Why I am a monthly sustainer

Interview with Dave Zirin

Credit: Joe Mabel
Dave Zirin (right) speaks with Dr. John Carlos in Seattle
By: Randi Hensley

The Campaign to End the Death Penalty (CEDP) stays afloat financially through our monthly sustainer program. To join this important program, contact Lily Hughes at lily@nodeathpenalty.org or visit us here for more information about how to join the program . You can donate as little as $5 a month, or more if you are able.

To all of our sustainers, we thank each and every one of you for helping the CEDP do what it does every day.

Dave Zirin is an author, activist and sports columnist. He is the Nation magazine’s first sportswriter. He has written six books, including Bad Sports: How Owners are Ruining the Games We Love and A People’s History of Sports in the United States. His most recent book, The John Carlos Story, was written in collaboration with Olympian Dr. John Carlos, who raised the Black Power salute during the 1968 Games.

Dave has written and spoken countless times about the intersection between sports and politics. At the Campaign’s convention in 2009, Dave interviewed the late “people’s historian,” Howard Zinn, which was a truly unforgettable evening.

In this issue Randi Jones Hensley speaks to Dave Zirin about why he is a monthly sustainer.

In the wake of the outrage over Trayvon Martin’s murder, what do you think are the next steps for justice?

Step one is collectively learning the lesson that struggle works. Without us in the streets for those 45 days, Zimmerman wouldn’t have been charged. We don’t have justice yet; we’re just at the beginning stage. Without struggle, Trayvon just becomes another African American kid who dies without us even knowing his name. 

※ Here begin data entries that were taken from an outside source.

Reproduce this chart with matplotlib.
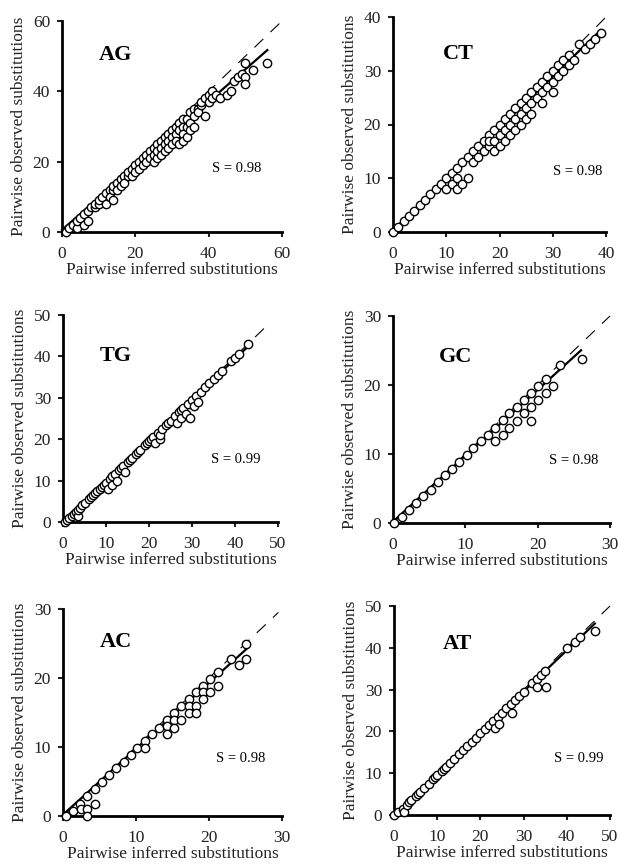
import matplotlib
matplotlib.use("Agg")
import matplotlib.pyplot as plt
import numpy as np

plt.rcParams["font.family"] = ["Liberation Serif", "DejaVu Serif"]

# ---------------------------------------------------------------- data
panel_names = ["AG", "CT", "TG", "GC", "AC", "AT"]
s_values = ["0.98", "0.98", "0.99", "0.98", "0.98", "0.99"]
axis_max = [60, 40, 50, 30, 30, 50]
tick_steps = [20, 10, 10, 10, 10, 10]
diag_end = [60, 40, 48, 30, 29.5, 50]
fit_slope = [0.913, 0.955, 0.985, 0.955, 0.955, 0.985]
fit_icept = [0.6, 0.3, 0.0, 0.2, 0.2, 0.0]
fit_xmax = [56, 38.6, 43, 26, 25.3, 46.5]

ag_x = [1, 2, 3, 4, 4, 5, 6, 6, 7, 7, 8, 9, 9, 10, 10, 11, 12, 12, 13, 13, 14, 14, 14,
        15, 15, 16, 16, 17, 17, 18, 18, 19, 19, 20, 20, 21, 21, 22, 22, 23, 23, 24, 24,
        25, 25, 25, 26, 26, 26, 27, 27, 27, 28, 28, 28, 29, 29, 29, 30, 30, 30, 31, 31,
        31, 32, 32, 32, 33, 33, 33, 33, 34, 34, 34, 35, 35, 35, 36, 36, 36, 37, 37, 38,
        38, 39, 39, 40, 40, 41, 41, 42, 43, 45, 46, 47, 48, 49, 50, 50, 50, 52, 56]
ag_y = [0, 1, 2, 1, 3, 4, 2, 5, 3, 6, 7, 7, 8, 8, 9, 10, 8, 11, 12, 10, 9, 12, 13,
        14, 12, 15, 13, 16, 14, 16, 17, 18, 16, 19, 17, 20, 18, 21, 19, 22, 20, 23, 21,
        24, 20, 22, 25, 21, 23, 26, 24, 22, 27, 25, 23, 28, 26, 24, 29, 27, 25, 30, 28,
        26, 31, 29, 25, 32, 30, 28, 26, 32, 30, 27, 34, 31, 29, 35, 33, 30, 35, 34, 36,
        37, 38, 33, 39, 37, 40, 38, 39, 38, 39, 40, 43, 44, 45, 44, 42, 48, 46, 48]

ct_x = [0, 1, 2, 3, 4, 5, 6, 7, 8, 9, 10, 10, 11, 11, 12, 12, 12, 13, 13, 14, 14,
        15, 15, 16, 16, 17, 17, 18, 18, 18, 19, 19, 19, 20, 20, 20, 21, 21, 21,
        22, 22, 22, 23, 23, 23, 24, 24, 24, 25, 25, 25, 26, 26, 26, 27, 27,
        28, 28, 28, 29, 29, 30, 30, 30, 31, 31, 32, 32, 33, 33, 34, 35, 36, 37, 38, 39]
ct_y = [0, 1, 2, 3, 4, 5, 6, 7, 8, 9, 10, 8, 11, 9, 12, 10, 8, 13, 9, 14, 10,
        15, 13, 16, 14, 17, 15, 18, 16, 17, 19, 17, 15, 20, 18, 16, 21, 19, 17,
        22, 20, 18, 23, 21, 19, 24, 22, 20, 25, 23, 21, 26, 24, 22, 27, 25,
        28, 26, 24, 29, 27, 30, 28, 26, 31, 29, 32, 30, 33, 31, 32, 35, 34, 35, 36, 37]

tg_x = [0.5, 1, 1.5, 2, 2.5, 3, 3.5, 3.5, 4, 4.5, 5, 6, 6.5, 7, 7.5, 8, 8.5, 9, 9.5, 10,
        10.5, 11, 11.5, 11.5, 12, 12.5, 13, 13.5, 14, 14.5, 15, 15.5, 16, 17, 17.5, 18,
        19, 19.5, 20, 20.5, 21, 21.5, 22, 22.5, 22.5, 23, 24, 24.5, 25, 26, 26.5, 27,
        27.5, 27.5, 28, 28.5, 29, 29.5, 30, 30.5, 31, 31.5, 32, 33, 34, 35, 36, 37, 39,
        40, 41, 43]
tg_y = [0, 0.5, 1, 1.5, 2, 2.5, 1.5, 3, 3.5, 4, 4.5, 5.5, 6, 6.5, 7, 7.5, 8, 8.5, 9, 9.5,
        8, 10.5, 9, 11, 11.5, 10, 12.5, 13, 13.5, 12, 14.5, 15, 15.5, 16.5, 17, 17.5,
        18.5, 19, 19.5, 20, 20.5, 19, 21.5, 20, 21, 22.5, 23.5, 24, 24.5, 25.5, 24, 26.5,
        25, 27, 27.5, 26, 28.5, 25, 29.5, 28, 30.5, 29, 31.5, 32.5, 33.5, 34.5, 35.5,
        36.5, 39, 39.5, 40.5, 43]

gc_x = [0.2, 1.3, 2.2, 3.2, 4.2, 5.2, 6.2, 7.2, 8.2, 9.1, 10.2, 11.1, 12.1, 13.1,
        14.1, 14.1, 15.2, 15.2, 16.1, 16.1, 17.1, 17.1, 18.1, 18.1, 19.1, 19.1, 19.1,
        20.1, 20.1, 21.1, 21.1, 22.1, 23.1, 26.1]
gc_y = [0, 0.8, 1.9, 2.9, 3.9, 4.8, 5.9, 6.9, 7.8, 8.9, 9.9, 10.9, 11.9, 12.8,
        13.8, 11.9, 14.9, 12.8, 15.9, 13.8, 16.8, 14.8, 17.8, 15.9, 18.9, 16.8, 14.8,
        19.8, 17.8, 20.8, 18.9, 19.8, 22.9, 23.8]

ac_x = [0.4, 1.4, 2.3, 2.4, 3.3, 3.3, 3.3, 4.4, 4.4, 5.4, 6.3, 7.3, 8.3, 9.3, 10.2,
        11.2, 11.2, 12.2, 13.2, 14.2, 14.2, 14.2, 15.2, 15.2, 15.2, 16.2, 16.2, 17.2,
        17.2, 17.2, 18.2, 18.2, 18.2, 19.2, 19.2, 19.2, 20.2, 20.2, 21.2, 21.2, 23.0,
        24.1, 25.1, 25.1]
ac_y = [0, 0.7, 1.8, 1.0, 2.9, 1.0, 0, 3.9, 1.8, 4.9, 5.9, 6.9, 7.8, 8.9, 9.8,
        10.9, 9.8, 11.9, 12.8, 13.9, 13.0, 11.9, 14.9, 13.9, 12.8, 15.9, 13.9, 16.9,
        15.9, 14.9, 17.9, 15.9, 14.9, 18.9, 17.9, 16.9, 19.9, 17.9, 20.9, 18.9, 22.8,
        21.9, 24.9, 22.8]

at_x = [0, 1, 2, 2.3, 3, 3.5, 4, 5, 5.5, 6, 7, 8, 9, 9.5, 10, 11, 11.5, 12, 13, 14,
        15, 16, 17, 18, 19, 20, 21, 22, 23, 23.3, 24, 24.3, 25, 26, 27, 27.2, 28, 29,
        30, 32, 33, 33.2, 34, 35, 35.2, 40, 42, 43, 46.5]
at_y = [0, 0.8, 1.5, 0.8, 2.5, 3, 3.5, 4.5, 5, 5.5, 6.5, 7.5, 8.5, 9, 9.5, 10.5, 11,
        11.5, 12.5, 13.5, 14.5, 15.5, 16.5, 17.5, 18.5, 19.5, 20.5, 21.5, 22.5, 20.7,
        23.5, 21.7, 24.5, 25.5, 26.5, 24.5, 27.5, 28.5, 29.5, 31.5, 32.5, 30.7, 33.5,
        34.5, 30.7, 40, 41.5, 42.5, 44]

xs = [ag_x, ct_x, tg_x, gc_x, ac_x, at_x]
ys = [ag_y, ct_y, tg_y, gc_y, ac_y, at_y]

# ---------------------------------------------------------------- layout (pixels)
W, H = 618, 866
# left, right, top, bottom of each plot area
boxes = [(62, 282, 21, 232), (393, 606, 17, 232),
         (63, 278, 315, 522), (393, 610, 316, 523),
         (63, 282, 609, 816), (394, 610, 606, 815)]
name_pos = [(0.165, 0.84), (0.235, 0.83), (0.17, 0.80),
            (0.21, 0.80), (0.17, 0.84), (0.227, 0.82)]
s_pos = [(0.68, 0.30), (0.75, 0.28), (0.69, 0.30),
         (0.72, 0.30), (0.70, 0.28), (0.74, 0.27)]

fig = plt.figure(figsize=(W / 100, H / 100), dpi=100, facecolor="white")

for i in range(6):
    l, r, t, b = boxes[i]
    ax = fig.add_axes([l / W, 1 - b / H, (r - l) / W, (b - t) / H])
    m = axis_max[i]

    ax.plot([0, diag_end[i]], [0, diag_end[i]], color="black", lw=0.8,
            dashes=(11, 9), clip_on=False, zorder=1)
    fx = np.array([0, fit_xmax[i]])
    ax.plot(fx, fit_icept[i] + fit_slope[i] * fx, color="black", lw=1.6,
            clip_on=False, zorder=2)
    ax.plot(xs[i], ys[i], "o", mfc="white", mec="black", ms=6, mew=1.0,
            clip_on=False, zorder=3)

    ax.set_xlim(0, m)
    ax.set_ylim(0, m)
    ticks = np.arange(0, m + 1, tick_steps[i])
    ax.set_xticks(ticks)
    ax.set_yticks(ticks)
    for side in ["top", "right"]:
        ax.spines[side].set_visible(False)
    for side in ["left", "bottom"]:
        ax.spines[side].set_linewidth(2.0)
    ax.tick_params(direction="out", length=3.6, width=1.5, labelsize=12.5,
                   colors="#222222")
    ax.tick_params(axis="x", pad=6.5)
    ax.tick_params(axis="y", pad=5)

    ax.set_xlabel("Pairwise inferred substitutions", fontsize=12.5,
                  labelpad=0, color="#222222")
    ax.set_ylabel("Pairwise observed substitutions", fontsize=12.5,
                  labelpad=4, color="#222222")

    ax.text(name_pos[i][0], name_pos[i][1], panel_names[i], transform=ax.transAxes,
            fontsize=16, fontweight="bold", ha="left", va="center")
    ax.text(s_pos[i][0], s_pos[i][1], "S = " + s_values[i], transform=ax.transAxes,
            fontsize=10.5, ha="left", va="center")

fig.savefig("out.png", dpi=100, facecolor="white")
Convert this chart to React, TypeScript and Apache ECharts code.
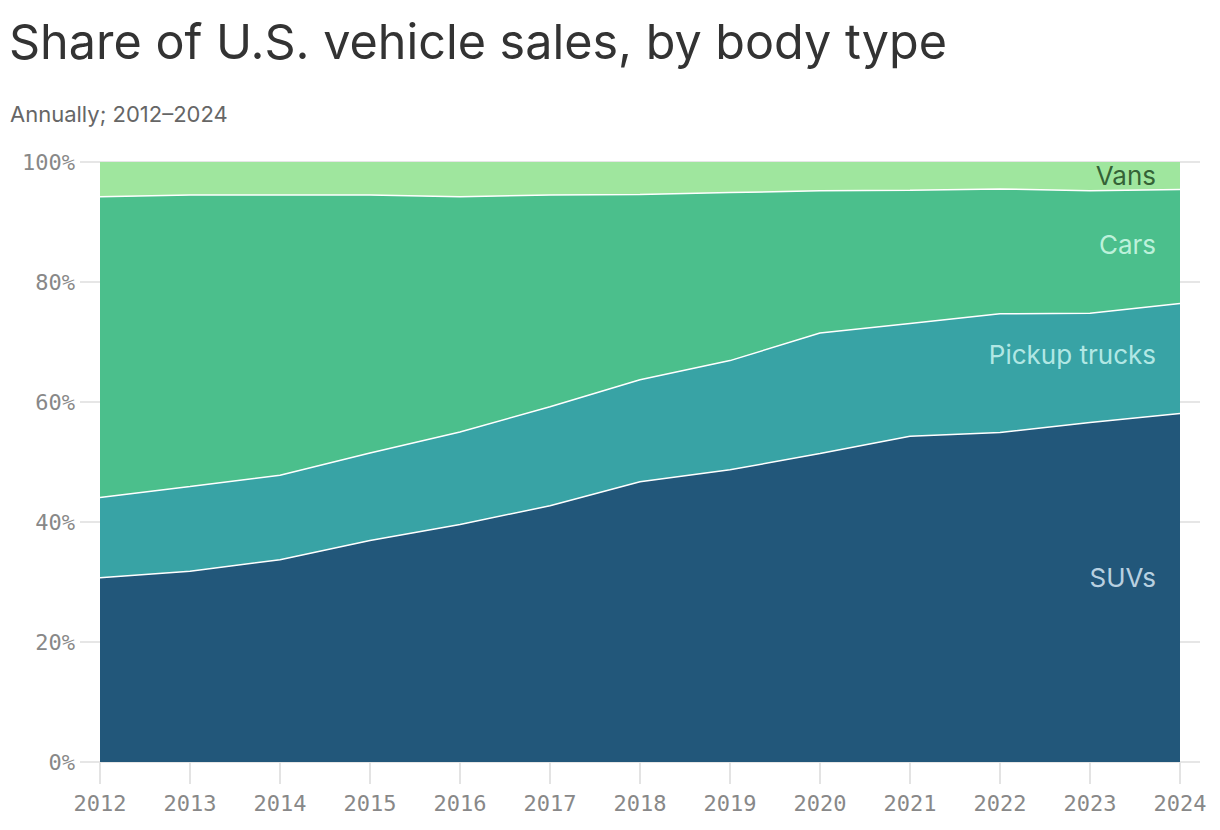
import React, { useEffect, useRef } from "react";
import * as echarts from "echarts";

const years = ["2012","2013","2014","2015","2016","2017","2018","2019","2020","2021","2022","2023","2024"];
const suvs = [30.7, 31.8, 33.7, 36.9, 39.6, 42.7, 46.7, 48.7, 51.4, 54.3, 54.9, 56.6, 58.1];
const pickups = [13.4, 14.1, 14.1, 14.6, 15.4, 16.5, 17.0, 18.2, 20.1, 18.8, 19.8, 18.2, 18.3];
const cars = [50.1, 48.6, 46.7, 43.0, 39.2, 35.3, 30.9, 28.0, 23.7, 22.2, 20.8, 20.4, 19.0];
const vans = [5.8, 5.5, 5.5, 5.5, 5.8, 5.5, 5.4, 5.1, 4.8, 4.7, 4.5, 4.8, 4.6];
const seriesNames = ["SUVs", "Pickup trucks", "Cars", "Vans"];
const seriesColors = ["#22577a", "#38a3a5", "#4bbf8c", "#9fe69e"];
const labelColors = ["#e2f3ff", "#d3fbf6", "#dcfff0", "#173f1a"];
const labelLevels = [30.7, 68.0, 86.2, 97.8];
const yTicks = [0, 20, 40, 60, 80, 100];

const SANS = "Inter, 'Noto Sans', sans-serif";
const MONO = "'DejaVu Sans Mono', monospace";

export default function App() {
  const ref = useRef<HTMLDivElement>(null);
  useEffect(() => {
    if (!ref.current) return;
    const chart = echarts.init(ref.current, null, { renderer: "svg" });
    const values = [suvs, pickups, cars, vans];
    const areaSeries = values.map((v, i) => ({
      name: seriesNames[i],
      type: "line",
      xAxisIndex: 1,
      yAxisIndex: 1,
      stack: "total",
      data: v,
      symbol: "none",
      smooth: false,
      lineStyle: { color: "#ffffff", width: i === 3 ? 0 : 1.5 },
      areaStyle: { color: seriesColors[i], opacity: 1 },
      z: 3 + (3 - i),
    }));
    chart.setOption({
      animation: false,
      backgroundColor: "#ffffff",
      title: [
        {
          text: "Share of U.S. vehicle sales, by body type",
          left: 4,
          top: 12,
          textStyle: { fontFamily: SANS, fontSize: 48.5, fontWeight: 400, color: "#333333" },
        },
        {
          text: "Annually; 2012–2024",
          left: 5,
          top: 98,
          textStyle: { fontFamily: SANS, fontSize: 22, fontWeight: 400, color: "#666666" },
        },
      ],
      grid: [
        { left: 80, right: 20, top: 162, bottom: 68 },
        { left: 100, right: 40, top: 162, bottom: 68 },
      ],
      xAxis: [
        { type: "value", gridIndex: 0, show: false, min: 0, max: 1 },
        {
          type: "category",
          gridIndex: 1,
          data: years,
          boundaryGap: false,
          axisLine: { show: false },
          axisTick: { show: true, alignWithLabel: true, length: 22, lineStyle: { color: "#e3e3e3", width: 2 } },
          axisLabel: { color: "#888888", fontFamily: MONO, fontSize: 22, margin: 30 },
        },
      ],
      yAxis: [
        {
          type: "value",
          gridIndex: 0,
          min: 0,
          max: 100,
          interval: 20,
          axisLine: { show: false },
          axisTick: { show: false },
          splitLine: { show: true, lineStyle: { color: "#e6e6e6", width: 2 } },
          axisLabel: {
            color: "#888888",
            fontFamily: MONO,
            fontSize: 22,
            margin: 5,
            formatter: (v: number) => (yTicks.includes(v) ? v + "%" : ""),
          },
        },
        { type: "value", gridIndex: 1, min: 0, max: 100, show: false },
      ],
      series: [
        ...areaSeries,
        {
          type: "scatter",
          xAxisIndex: 1,
          yAxisIndex: 1,
          symbolSize: 0,
          z: 10,
          data: seriesNames.map((n, i) => ({
            value: [years[years.length - 1], labelLevels[i]],
            name: n,
            label: {
              show: true,
              position: "left",
              distance: 24,
              formatter: n,
              color: labelColors[i],
              fontFamily: SANS,
              fontSize: 26,
            },
          })),
        },
      ],
    });
    return () => chart.dispose();
  }, []);
  return <div ref={ref} style={{ position: "fixed", left: 0, top: 0, width: 1220, height: 830 }} />;
}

So the first lesson is that struggle works. Second lesson: The basics of the story should never be forgotten. Zimmerman pursued an unarmed African American kid, and he was killed. How would the media be reporting this story if that was reversed? What would Fox News be saying if it was a Black guy trailing a white kid, and the white kid ended up dead? Our side has to speak without fear.

Lastly, we need to connect this with other cases, whether it’s people on death row or people killed by police. Trayvon’s case shows that this not an apathetic country when it comes to racist murders. 

At a recent panel that the CEDP cosponsored, called “Trayvon ­Martin and the Fight Against the New Jim Crow,” your friend, Dr. John Carlos, sent along an inspiring solidarity statement about the fight in 1968 and its links to today. What lessons can we learn from previous struggles about how to fight injustice today?

The main lesson, which harkens back to John Carlos’ own story, is that we need an independent movement modeled on the Civil Rights and Black Power movements. It has to be independent, not a struggle that throws its weight behind the two political parties.

John Carlos risked his life for this movement. When the ’70s came, he found himself really alone because so much energy was transferred from grassroots organizing to electing Democrats who didn’t deal with the issues he was bringing up that are connected to real freedom and equality. The struggle was about future generations being born and able to live according to their own personal potential, not by the dictates of institutional racism. These institutions have to be fought directly. They don’t change on their own.

Death sentences are declining and now Connecticut has become the 17th state without the death penalty. Michelle Alexander’s book The New Jim Crow has brought up so many issues beyond the death penalty that are huge problems in the prison ­system. What role do you think grassroots organizing can play in both abolishing the death penalty, but also taking on the racism of the entire prison system? 

I’ve been a member of the CEDP since the day it started. I joined as a college student in the mid-1990s. I’ve always understood that the CEDP is an organization that believes in justice for those behind bars. We’ve attacked the death penalty as being the bloodiest edge of an entire system that is messed up. 

The death penalty movement is also a movement that challenges the New Jim Crow. As Michelle Alexander makes clear in her brilliant book, challenging the New Jim Crow is about challenging the prison system and its priorities. As smoothly as a hand slides into a glove, the CEDP can be an organization that stands against the new Jim Crow and takes fighting the New Jim Crow as part of our struggle moving forward.

Why did you become a sustainer?

I became a monthly sustainer because when I thought about what kind of organizations I wanted to sustain and see grow, the CEDP was at the top of that list.

Movements are not built out of thin air. They’re built because of real organizations that can mobilize people who want to get into the streets and make change. I’m so impressed with the work of the CEDP over the years: The New Abolitionist, the fight against the New Jim Crow, the connections that have been made with people behind bars. My only complaint about the Campaign is that it’s not big enough.

We need more people, a bigger infrastructure and more funds. Money is the lifeblood of an organization in a concrete way—you have to have money for copies. If I could contribute my money in any small way, it’s something I’m happy to do.